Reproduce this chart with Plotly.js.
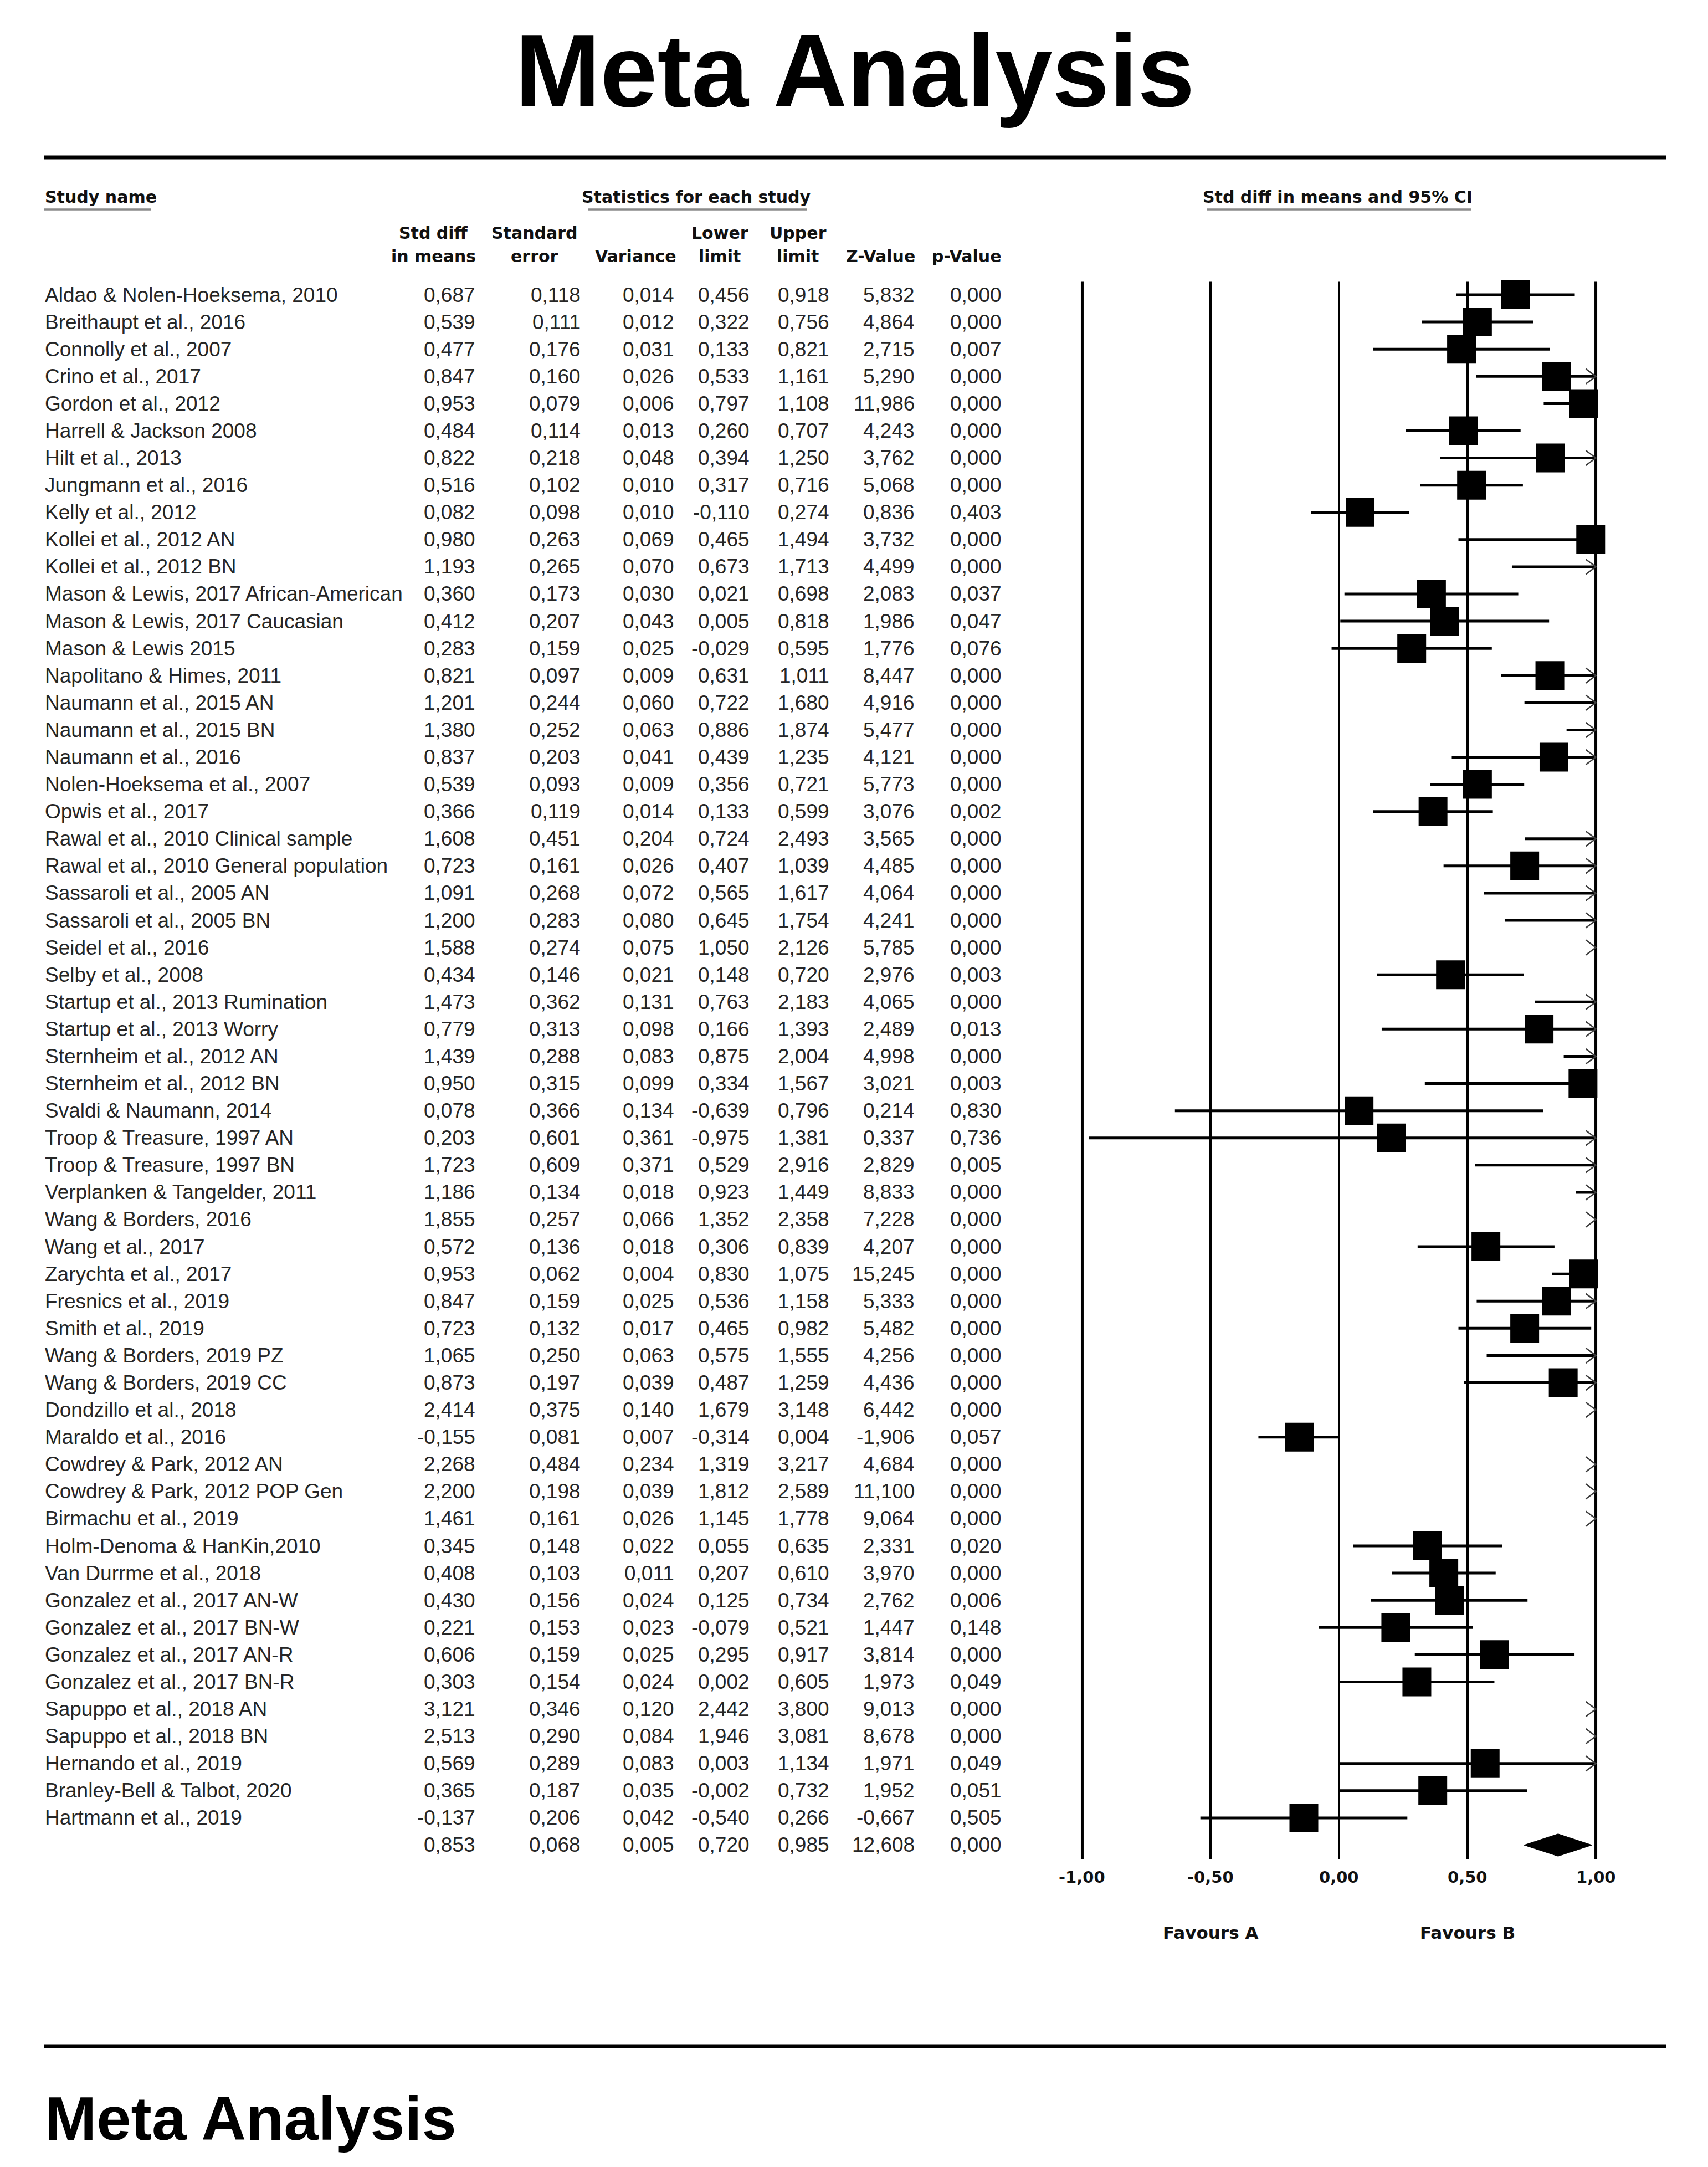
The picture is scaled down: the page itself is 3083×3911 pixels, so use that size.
<!DOCTYPE html>
<html>
<head>
<meta charset="utf-8">
<script src="https://cdn.plot.ly/plotly-3.0.1.min.js"></script>
<style>
html,body{margin:0;padding:0;background:#ffffff;}
#chart{width:3083px;height:3911px;}
</style>
</head>
<body>
<div id="chart"></div>
<script>
// ---------------- DATA ----------------
const studies = [
  "Aldao & Nolen-Hoeksema, 2010","Breithaupt et al., 2016","Connolly et al., 2007","Crino et al., 2017",
  "Gordon et al., 2012","Harrell & Jackson 2008","Hilt et al., 2013","Jungmann et al., 2016",
  "Kelly et al., 2012","Kollei et al., 2012 AN","Kollei et al., 2012 BN","Mason & Lewis, 2017 African-American",
  "Mason & Lewis, 2017 Caucasian","Mason & Lewis 2015","Napolitano & Himes, 2011","Naumann et al., 2015 AN",
  "Naumann et al., 2015 BN","Naumann et al., 2016","Nolen-Hoeksema et al., 2007","Opwis et al., 2017",
  "Rawal et al., 2010 Clinical sample","Rawal et al., 2010 General population","Sassaroli et al., 2005 AN","Sassaroli et al., 2005 BN",
  "Seidel et al., 2016","Selby et al., 2008","Startup et al., 2013 Rumination","Startup et al., 2013 Worry",
  "Sternheim et al., 2012 AN","Sternheim et al., 2012 BN","Svaldi & Naumann, 2014","Troop & Treasure, 1997 AN",
  "Troop & Treasure, 1997 BN","Verplanken & Tangelder, 2011","Wang & Borders, 2016","Wang et al., 2017",
  "Zarychta et al., 2017","Fresnics et al., 2019","Smith et al., 2019","Wang & Borders, 2019 PZ",
  "Wang & Borders, 2019 CC","Dondzillo et al., 2018","Maraldo et al., 2016","Cowdrey & Park, 2012 AN",
  "Cowdrey & Park, 2012 POP Gen","Birmachu et al., 2019","Holm-Denoma & HanKin,2010","Van Durrme et al., 2018",
  "Gonzalez et al., 2017 AN-W","Gonzalez et al., 2017 BN-W","Gonzalez et al., 2017 AN-R","Gonzalez et al., 2017 BN-R",
  "Sapuppo et al., 2018 AN","Sapuppo et al., 2018 BN","Hernando et al., 2019","Branley-Bell & Talbot, 2020",
  "Hartmann et al., 2019"
];
const stdDiff = [0.687,0.539,0.477,0.847,0.953,0.484,0.822,0.516,0.082,0.980,1.193,0.360,0.412,0.283,0.821,1.201,
  1.380,0.837,0.539,0.366,1.608,0.723,1.091,1.200,1.588,0.434,1.473,0.779,1.439,0.950,0.078,0.203,
  1.723,1.186,1.855,0.572,0.953,0.847,0.723,1.065,0.873,2.414,-0.155,2.268,2.200,1.461,0.345,0.408,
  0.430,0.221,0.606,0.303,3.121,2.513,0.569,0.365,-0.137];
const stdErr = [0.118,0.111,0.176,0.160,0.079,0.114,0.218,0.102,0.098,0.263,0.265,0.173,0.207,0.159,0.097,0.244,
  0.252,0.203,0.093,0.119,0.451,0.161,0.268,0.283,0.274,0.146,0.362,0.313,0.288,0.315,0.366,0.601,
  0.609,0.134,0.257,0.136,0.062,0.159,0.132,0.250,0.197,0.375,0.081,0.484,0.198,0.161,0.148,0.103,
  0.156,0.153,0.159,0.154,0.346,0.290,0.289,0.187,0.206];
const variance = [0.014,0.012,0.031,0.026,0.006,0.013,0.048,0.010,0.010,0.069,0.070,0.030,0.043,0.025,0.009,0.060,
  0.063,0.041,0.009,0.014,0.204,0.026,0.072,0.080,0.075,0.021,0.131,0.098,0.083,0.099,0.134,0.361,
  0.371,0.018,0.066,0.018,0.004,0.025,0.017,0.063,0.039,0.140,0.007,0.234,0.039,0.026,0.022,0.011,
  0.024,0.023,0.025,0.024,0.120,0.084,0.083,0.035,0.042];
const lowerLimit = [0.456,0.322,0.133,0.533,0.797,0.260,0.394,0.317,-0.110,0.465,0.673,0.021,0.005,-0.029,0.631,0.722,
  0.886,0.439,0.356,0.133,0.724,0.407,0.565,0.645,1.050,0.148,0.763,0.166,0.875,0.334,-0.639,-0.975,
  0.529,0.923,1.352,0.306,0.830,0.536,0.465,0.575,0.487,1.679,-0.314,1.319,1.812,1.145,0.055,0.207,
  0.125,-0.079,0.295,0.002,2.442,1.946,0.003,-0.002,-0.540];
const upperLimit = [0.918,0.756,0.821,1.161,1.108,0.707,1.250,0.716,0.274,1.494,1.713,0.698,0.818,0.595,1.011,1.680,
  1.874,1.235,0.721,0.599,2.493,1.039,1.617,1.754,2.126,0.720,2.183,1.393,2.004,1.567,0.796,1.381,
  2.916,1.449,2.358,0.839,1.075,1.158,0.982,1.555,1.259,3.148,0.004,3.217,2.589,1.778,0.635,0.610,
  0.734,0.521,0.917,0.605,3.800,3.081,1.134,0.732,0.266];
const zValue = [5.832,4.864,2.715,5.290,11.986,4.243,3.762,5.068,0.836,3.732,4.499,2.083,1.986,1.776,8.447,4.916,
  5.477,4.121,5.773,3.076,3.565,4.485,4.064,4.241,5.785,2.976,4.065,2.489,4.998,3.021,0.214,0.337,
  2.829,8.833,7.228,4.207,15.245,5.333,5.482,4.256,4.436,6.442,-1.906,4.684,11.100,9.064,2.331,3.970,
  2.762,1.447,3.814,1.973,9.013,8.678,1.971,1.952,-0.667];
const pValue = [0.000,0.000,0.007,0.000,0.000,0.000,0.000,0.000,0.403,0.000,0.000,0.037,0.047,0.076,0.000,0.000,
  0.000,0.000,0.000,0.002,0.000,0.000,0.000,0.000,0.000,0.003,0.000,0.013,0.000,0.003,0.830,0.736,
  0.005,0.000,0.000,0.000,0.000,0.000,0.000,0.000,0.000,0.000,0.057,0.000,0.000,0.000,0.020,0.000,
  0.006,0.148,0.000,0.049,0.000,0.000,0.049,0.051,0.505];
// pooled (summary) row: std diff, std err, variance, lower, upper, Z, p
const summaryValues = [0.853,0.068,0.005,0.720,0.985,12.608,0.000];
const tickValues = [-1,-0.5,0,0.5,1];
const tickLabels = ["-1,00","-0,50","0,00","0,50","1,00"];
const headerLine1 = ["Std diff","Standard","","Lower","Upper","",""];
const headerLine2 = ["in means","error","Variance","limit","limit","Z-Value","p-Value"];

// ---------------- LAYOUT HELPERS ----------------
const W = 3083, H = 3911;
const px = v => v / W;
const py = v => 1 - v / H;
const fmt = v => v.toFixed(3).replace('.', ',');
const n = studies.length;
const sumRow = n;

const BODY = "'Liberation Sans', Arial, sans-serif";
const BOLD = "'DejaVu Sans', Verdana, sans-serif";
const bodyFont = {family: BODY, size: 37, color: "#262626"};
const boldFont = {family: BOLD, size: 30, color: "#111111", weight: "bold"};

const colRight = [859, 1049, 1218, 1354, 1498, 1652, 1809];
const colCenter = [782, 965, 1147, 1299, 1440, 1590, 1745];

// ---------------- TRACES ----------------
const ciX = [], ciY = [], arX = [], arY = [];
const AX = 0.039, AY = 0.275;
for (let i = 0; i < n; i++) {
  const lo = lowerLimit[i], hi = upperLimit[i];
  if (hi >= -1 && lo <= 1) {
    ciX.push(Math.max(lo, -1), Math.min(hi, 1), null);
    ciY.push(i, i, null);
  }
  if (hi > 1) { arX.push(1 - AX, 1, 1 - AX, null); arY.push(i - AY, i, i + AY, null); }
  if (lo < -1) { arX.push(-1 + AX, -1, -1 + AX, null); arY.push(i - AY, i, i + AY, null); }
}
const sqX = stdDiff.map(v => (v >= -1 && v <= 1) ? v : null);
const sqY = studies.map((_, i) => i);

const DH = 0.41;
const sEst = summaryValues[0], sLo = summaryValues[3], sHi = summaryValues[4];

const traces = [
  {type: "scatter", mode: "lines", x: ciX, y: ciY, line: {color: "#000", width: 5},
   cliponaxis: false, hoverinfo: "skip", showlegend: false},
  {type: "scatter", mode: "lines", x: arX, y: arY, line: {color: "#3c3c3c", width: 2.5},
   cliponaxis: false, hoverinfo: "skip", showlegend: false},
  {type: "scatter", mode: "markers", x: sqX, y: sqY,
   marker: {symbol: "square", size: 52, color: "#000", line: {width: 0}},
   cliponaxis: false, hoverinfo: "skip", showlegend: false},
  {type: "scatter", mode: "lines", x: [sLo, sEst, sHi, sEst, sLo], y: [sumRow, sumRow - DH, sumRow, sumRow + DH, sumRow],
   fill: "toself", fillcolor: "#000", line: {color: "#000", width: 1},
   cliponaxis: false, hoverinfo: "skip", showlegend: false}
];

// ---------------- ANNOTATIONS ----------------
const ann = [];
function pageText(text, x, y, font, xanchor) {
  ann.push({text: text, x: px(x), y: py(y), xref: "paper", yref: "paper", showarrow: false,
    xanchor: xanchor || "left", yanchor: "middle", font: font, borderpad: 0});
}
function rowText(text, x, row, xanchor) {
  ann.push({text: text, x: px(x), y: row, xref: "paper", yref: "y", showarrow: false,
    xanchor: xanchor, yanchor: "middle", font: bodyFont, borderpad: 0});
}

// section headers
pageText("Study name", 80, 355, boldFont, "left");
pageText("Statistics for each study", 1049, 355, boldFont, "left");
pageText("Std diff in means and 95% CI", 2170, 355, boldFont, "left");
// column headers
for (let c = 0; c < headerLine2.length; c++) {
  if (headerLine1[c]) pageText(headerLine1[c], colCenter[c], 421, boldFont, "center");
  pageText(headerLine2[c], colCenter[c], 463, boldFont, "center");
}
// rows
const cols = [stdDiff, stdErr, variance, lowerLimit, upperLimit, zValue, pValue];
for (let i = 0; i < n; i++) {
  rowText(studies[i], 80, i, "left");
  for (let c = 0; c < cols.length; c++) rowText(fmt(cols[c][i]), colRight[c], i, "right");
}
for (let c = 0; c < summaryValues.length; c++) rowText(fmt(summaryValues[c]), colRight[c], sumRow, "right");

// axis tick labels + favours
const tickFont = {family: BOLD, size: 29, color: "#111111", weight: "bold"};
for (let k = 0; k < tickValues.length; k++) {
  ann.push({text: tickLabels[k], x: tickValues[k], xref: "x", y: py(3388), yref: "paper",
    showarrow: false, xanchor: "center", yanchor: "middle", font: tickFont, borderpad: 0});
}
const favFont = {family: BOLD, size: 31, color: "#111111", weight: "bold"};
ann.push({text: "Favours A", x: -0.5, xref: "x", y: py(3488), yref: "paper", showarrow: false,
  xanchor: "center", yanchor: "middle", font: favFont, borderpad: 0});
ann.push({text: "Favours B", x: 0.5, xref: "x", y: py(3488), yref: "paper", showarrow: false,
  xanchor: "center", yanchor: "middle", font: favFont, borderpad: 0});

// bottom heading
pageText("Meta Analysis", 80, 3823, {family: BODY, size: 112, color: "#000", weight: "bold"}, "left");

// ---------------- SHAPES ----------------
const shapes = [];
// horizontal rules
shapes.push({type: "line", xref: "paper", yref: "paper", x0: px(79), x1: px(3008), y0: py(284), y1: py(284),
  line: {color: "#000", width: 7}});
shapes.push({type: "line", xref: "paper", yref: "paper", x0: px(79), x1: px(3008), y0: py(3693), y1: py(3693),
  line: {color: "#000", width: 7}});
// header underlines
[[80, 272], [1062, 1457], [2178, 2656]].forEach(s => shapes.push({type: "line", xref: "paper", yref: "paper",
  x0: px(s[0]), x1: px(s[1]), y0: py(378), y1: py(378), line: {color: "#8a8a8a", width: 3.5}}));
// vertical reference lines of the forest plot
tickValues.forEach(v => shapes.push({type: "line", xref: "x", yref: "y", x0: v, x1: v, y0: -0.477, y1: 57.51,
  layer: "below", line: {color: "#000", width: v === 0 ? 4 : 5}}));

// ---------------- LAYOUT ----------------
const layout = {
  width: W, height: H,
  margin: {l: 0, r: 0, t: 0, b: 0, pad: 0},
  paper_bgcolor: "#ffffff", plot_bgcolor: "rgba(0,0,0,0)",
  title: {text: "Meta Analysis", font: {family: BODY, size: 185, color: "#000", weight: "bold"},
    x: px(1543), xref: "container", xanchor: "center", y: py(127), yref: "container", yanchor: "middle"},
  showlegend: false,
  xaxis: {range: [-1.02, 1.02], domain: [px(1944.2), px(2889.8)], showgrid: false, zeroline: false,
    showline: false, showticklabels: false, ticks: "", fixedrange: true},
  yaxis: {range: [58.5, -1.5], domain: [py(3403.6), py(458.4)], showgrid: false, zeroline: false,
    showline: false, showticklabels: false, ticks: "", fixedrange: true},
  annotations: ann,
  shapes: shapes
};

Plotly.newPlot("chart", traces, layout, {displayModeBar: false, staticPlot: true});
</script>
</body>
</html>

What to produce >> Which lines in the listing above hold the word "chart"? Show each of them.

Reply >>
Reproduce this chart with Plotly.js.
#chart{width:3083px;height:3911px;}
<div id="chart"></div>
Plotly.newPlot("chart", traces, layout, {displayModeBar: false, staticPlot: true});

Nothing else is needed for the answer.